··· Information shown ···

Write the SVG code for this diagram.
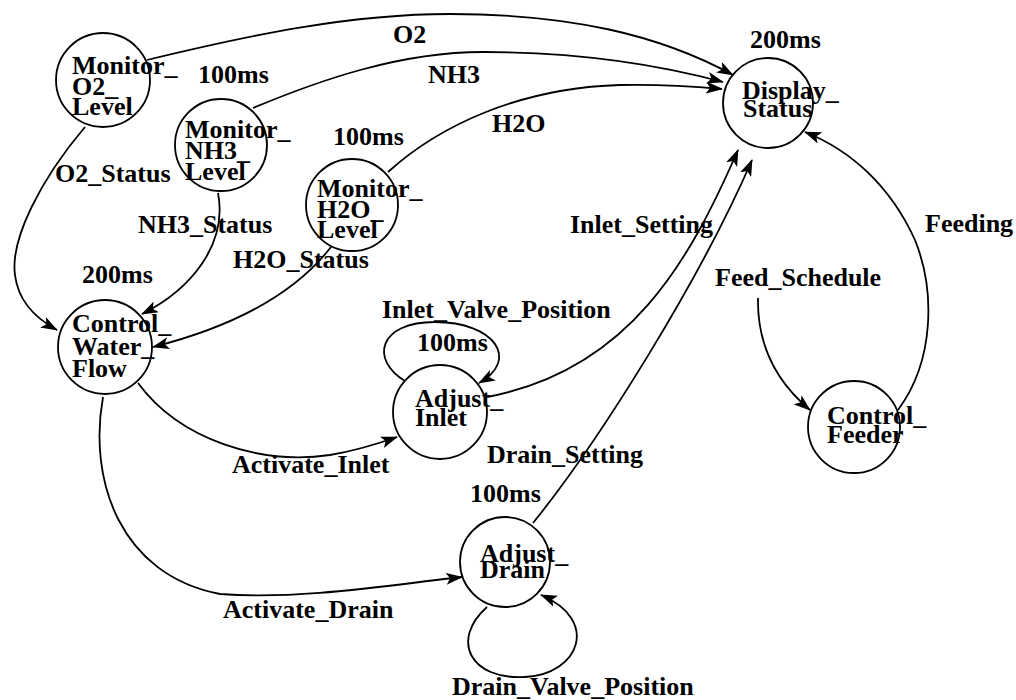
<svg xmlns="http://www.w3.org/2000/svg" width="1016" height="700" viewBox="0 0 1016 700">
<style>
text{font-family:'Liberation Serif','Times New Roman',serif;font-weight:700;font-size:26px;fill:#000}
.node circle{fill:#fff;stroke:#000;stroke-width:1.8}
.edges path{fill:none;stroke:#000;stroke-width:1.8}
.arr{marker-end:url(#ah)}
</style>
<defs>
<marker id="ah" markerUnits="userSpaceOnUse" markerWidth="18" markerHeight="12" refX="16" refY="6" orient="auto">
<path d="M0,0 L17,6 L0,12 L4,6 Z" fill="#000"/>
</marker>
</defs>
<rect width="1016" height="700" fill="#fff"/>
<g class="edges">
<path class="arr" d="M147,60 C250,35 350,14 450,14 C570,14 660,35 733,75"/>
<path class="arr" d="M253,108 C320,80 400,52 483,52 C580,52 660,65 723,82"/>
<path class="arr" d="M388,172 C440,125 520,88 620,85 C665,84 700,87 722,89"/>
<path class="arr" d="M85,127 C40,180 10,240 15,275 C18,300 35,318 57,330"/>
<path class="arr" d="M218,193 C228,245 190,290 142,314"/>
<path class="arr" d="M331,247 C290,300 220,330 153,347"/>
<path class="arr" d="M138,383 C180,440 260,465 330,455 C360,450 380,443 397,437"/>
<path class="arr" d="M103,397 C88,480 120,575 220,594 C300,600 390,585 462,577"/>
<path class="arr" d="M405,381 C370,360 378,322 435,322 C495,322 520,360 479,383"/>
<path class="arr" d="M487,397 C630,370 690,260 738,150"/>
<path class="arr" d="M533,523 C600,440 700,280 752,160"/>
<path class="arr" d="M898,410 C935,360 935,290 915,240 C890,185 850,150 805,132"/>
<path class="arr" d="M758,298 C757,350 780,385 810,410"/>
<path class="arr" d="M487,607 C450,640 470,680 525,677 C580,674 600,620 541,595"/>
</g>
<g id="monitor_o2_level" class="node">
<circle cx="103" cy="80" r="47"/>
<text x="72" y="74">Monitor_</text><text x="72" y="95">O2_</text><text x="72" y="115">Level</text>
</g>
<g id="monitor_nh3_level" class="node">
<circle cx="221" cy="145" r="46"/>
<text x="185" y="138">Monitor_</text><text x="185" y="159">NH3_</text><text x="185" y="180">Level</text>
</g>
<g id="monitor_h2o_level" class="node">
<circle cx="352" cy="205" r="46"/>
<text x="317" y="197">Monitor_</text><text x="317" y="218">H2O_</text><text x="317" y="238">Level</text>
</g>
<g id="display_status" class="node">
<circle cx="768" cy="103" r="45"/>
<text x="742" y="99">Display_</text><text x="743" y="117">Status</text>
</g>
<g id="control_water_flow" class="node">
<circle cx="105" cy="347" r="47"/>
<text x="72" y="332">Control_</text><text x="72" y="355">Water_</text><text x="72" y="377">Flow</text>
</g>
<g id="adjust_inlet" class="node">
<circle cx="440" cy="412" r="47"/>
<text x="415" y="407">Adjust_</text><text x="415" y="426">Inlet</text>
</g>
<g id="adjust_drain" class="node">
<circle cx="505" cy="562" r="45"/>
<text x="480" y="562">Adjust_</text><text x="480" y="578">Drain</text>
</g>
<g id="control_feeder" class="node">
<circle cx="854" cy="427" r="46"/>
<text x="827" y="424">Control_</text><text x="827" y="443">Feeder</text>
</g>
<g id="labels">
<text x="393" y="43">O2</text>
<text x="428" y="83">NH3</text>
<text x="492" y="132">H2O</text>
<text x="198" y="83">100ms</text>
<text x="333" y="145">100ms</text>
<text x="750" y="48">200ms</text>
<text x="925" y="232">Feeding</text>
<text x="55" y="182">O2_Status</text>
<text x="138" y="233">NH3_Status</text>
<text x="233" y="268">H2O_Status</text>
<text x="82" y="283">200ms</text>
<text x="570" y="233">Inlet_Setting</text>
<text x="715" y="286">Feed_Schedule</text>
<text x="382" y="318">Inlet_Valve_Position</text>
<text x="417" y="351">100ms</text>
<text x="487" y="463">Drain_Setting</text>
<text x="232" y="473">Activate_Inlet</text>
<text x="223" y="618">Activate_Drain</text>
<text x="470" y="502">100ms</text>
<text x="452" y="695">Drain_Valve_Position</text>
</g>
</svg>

···

Repeat the listing above exactly, with no pictures.

Write the SVG code for this diagram.
<svg xmlns="http://www.w3.org/2000/svg" width="1016" height="700" viewBox="0 0 1016 700">
<style>
text{font-family:'Liberation Serif','Times New Roman',serif;font-weight:700;font-size:26px;fill:#000}
.node circle{fill:#fff;stroke:#000;stroke-width:1.8}
.edges path{fill:none;stroke:#000;stroke-width:1.8}
.arr{marker-end:url(#ah)}
</style>
<defs>
<marker id="ah" markerUnits="userSpaceOnUse" markerWidth="18" markerHeight="12" refX="16" refY="6" orient="auto">
<path d="M0,0 L17,6 L0,12 L4,6 Z" fill="#000"/>
</marker>
</defs>
<rect width="1016" height="700" fill="#fff"/>
<g class="edges">
<path class="arr" d="M147,60 C250,35 350,14 450,14 C570,14 660,35 733,75"/>
<path class="arr" d="M253,108 C320,80 400,52 483,52 C580,52 660,65 723,82"/>
<path class="arr" d="M388,172 C440,125 520,88 620,85 C665,84 700,87 722,89"/>
<path class="arr" d="M85,127 C40,180 10,240 15,275 C18,300 35,318 57,330"/>
<path class="arr" d="M218,193 C228,245 190,290 142,314"/>
<path class="arr" d="M331,247 C290,300 220,330 153,347"/>
<path class="arr" d="M138,383 C180,440 260,465 330,455 C360,450 380,443 397,437"/>
<path class="arr" d="M103,397 C88,480 120,575 220,594 C300,600 390,585 462,577"/>
<path class="arr" d="M405,381 C370,360 378,322 435,322 C495,322 520,360 479,383"/>
<path class="arr" d="M487,397 C630,370 690,260 738,150"/>
<path class="arr" d="M533,523 C600,440 700,280 752,160"/>
<path class="arr" d="M898,410 C935,360 935,290 915,240 C890,185 850,150 805,132"/>
<path class="arr" d="M758,298 C757,350 780,385 810,410"/>
<path class="arr" d="M487,607 C450,640 470,680 525,677 C580,674 600,620 541,595"/>
</g>
<g id="monitor_o2_level" class="node">
<circle cx="103" cy="80" r="47"/>
<text x="72" y="74">Monitor_</text><text x="72" y="95">O2_</text><text x="72" y="115">Level</text>
</g>
<g id="monitor_nh3_level" class="node">
<circle cx="221" cy="145" r="46"/>
<text x="185" y="138">Monitor_</text><text x="185" y="159">NH3_</text><text x="185" y="180">Level</text>
</g>
<g id="monitor_h2o_level" class="node">
<circle cx="352" cy="205" r="46"/>
<text x="317" y="197">Monitor_</text><text x="317" y="218">H2O_</text><text x="317" y="238">Level</text>
</g>
<g id="display_status" class="node">
<circle cx="768" cy="103" r="45"/>
<text x="742" y="99">Display_</text><text x="743" y="117">Status</text>
</g>
<g id="control_water_flow" class="node">
<circle cx="105" cy="347" r="47"/>
<text x="72" y="332">Control_</text><text x="72" y="355">Water_</text><text x="72" y="377">Flow</text>
</g>
<g id="adjust_inlet" class="node">
<circle cx="440" cy="412" r="47"/>
<text x="415" y="407">Adjust_</text><text x="415" y="426">Inlet</text>
</g>
<g id="adjust_drain" class="node">
<circle cx="505" cy="562" r="45"/>
<text x="480" y="562">Adjust_</text><text x="480" y="578">Drain</text>
</g>
<g id="control_feeder" class="node">
<circle cx="854" cy="427" r="46"/>
<text x="827" y="424">Control_</text><text x="827" y="443">Feeder</text>
</g>
<g id="labels">
<text x="393" y="43">O2</text>
<text x="428" y="83">NH3</text>
<text x="492" y="132">H2O</text>
<text x="198" y="83">100ms</text>
<text x="333" y="145">100ms</text>
<text x="750" y="48">200ms</text>
<text x="925" y="232">Feeding</text>
<text x="55" y="182">O2_Status</text>
<text x="138" y="233">NH3_Status</text>
<text x="233" y="268">H2O_Status</text>
<text x="82" y="283">200ms</text>
<text x="570" y="233">Inlet_Setting</text>
<text x="715" y="286">Feed_Schedule</text>
<text x="382" y="318">Inlet_Valve_Position</text>
<text x="417" y="351">100ms</text>
<text x="487" y="463">Drain_Setting</text>
<text x="232" y="473">Activate_Inlet</text>
<text x="223" y="618">Activate_Drain</text>
<text x="470" y="502">100ms</text>
<text x="452" y="695">Drain_Valve_Position</text>
</g>
</svg>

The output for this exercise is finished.